Magnetic‐Sensitive Crack Sensor with Ultrahigh Sensitivity at Room Temperature by Depositing Graphene Nanosheets upon a Flexible Magnetic Film

Flexible magnetic field sensors attract significant interests in magnetic detection and flexible electronics. However, two challenges, low sensitivity, and limited working range, impede their practical application. Herein, a new type of magnetic‐sensitive crack sensor (M‐CS) by depositing graphene nanosheets upon a flexible magnetic film through a facial infrared drying technique is reported. The M‐CS exhibits an ultrahigh sensitivity (relative resistance change up to 4.0 × 10 10 ) toward a moderate magnetic field of 43 mT at room temperature. In addition, the M‐CS shows a long cycling stability over 10 000 cycles. Such a superior sensitivity is attributed to physically cutting/recovering the pathways of electron transport through nanosheets’ separation/contact.

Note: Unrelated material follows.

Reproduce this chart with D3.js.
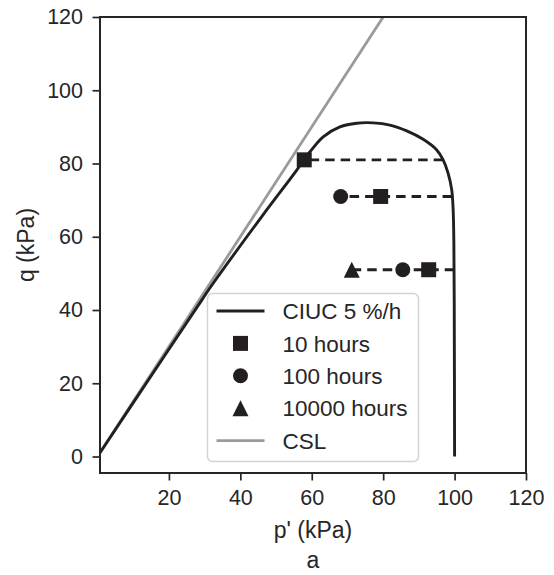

Diverse experimental parameters, such as the concentration of graphene solution and the thickness of bottom magnetic substrates, have been tailored to improve the magnetic sensitivity of M‐CS. Furthermore, the array of M‐CSs with different relative resistance change can be used as the cipher key to recognize aimed magnetic signal without contact. It is believed that the M‐CS with an ultrahigh magnetic sensitivity at operational condition and long‐term stability could benefit the development of magneto‐sensitive sensors, and exploit the application of 2D materials in flexible electronic devices.